I have two questions with the trained policies.
- Deployment into IsaacSim Extension.
- I plan to apply the trained RL policy to a single task in a continuous robot automation process.
I want to control a robot based on ROS in IsaacSim Extension/Standalone mode and perform continuous tasks.
Is it possible to control based on a trained policy for only a single task out of successive tasks with a single Python file?
If possible, I would appreciate it if you could point me to an example or site that I can refer to.
- Hierarchical Learning.
- As for difficult tasks, I know that there is a learning method that starts with easy tasks and then increases the level of difficulty step by step.
To this end, the primary trained Deep neural network should be reloaded and trained, and a high-level task can be performed by repeating this process.
My question is, is such a feature possible in the ISaacSim RL Framework ?
Thank you !
Thank you for your kind reply.
To extend the first question, I have 3 tasks in my robot automation process.
In the process, the last task needs the trained policy used by DRL. Then, I am trying to integrate the individual tasks into one Python file.
In my opinion, the code is being executed in the “While” loop of Standalone python file, then the policy learned by a specific flag is loaded and the task should be executed.
I wonder if there is a case where DRL policies are used only for some of the consecutive tasks in this way.
Thank you !
Hi @swimpark
The idea of running the simulation loop and given some awareness load the learned policy with RL is fine.

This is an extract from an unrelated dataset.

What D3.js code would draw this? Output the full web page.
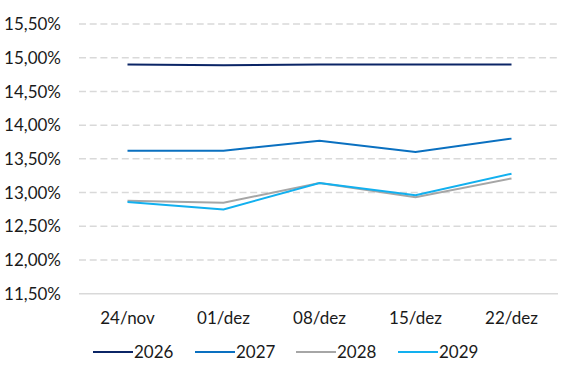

Just keep in mind (system dependent) that the policy may have been trained to work at a frequency (possibly lower) than the one at which the simulation is run. In this case you would have to run a series of world updates between each policy execution.
No example comes to mind.
Nevertheless, for the implementation, it is not mandatory to create an environment based on gym/gymnasium or other interfaces. Simply grouping the observation, and passing it to the trained policy, taking into account when the episode ends (in case it is an episodic task) would be enough.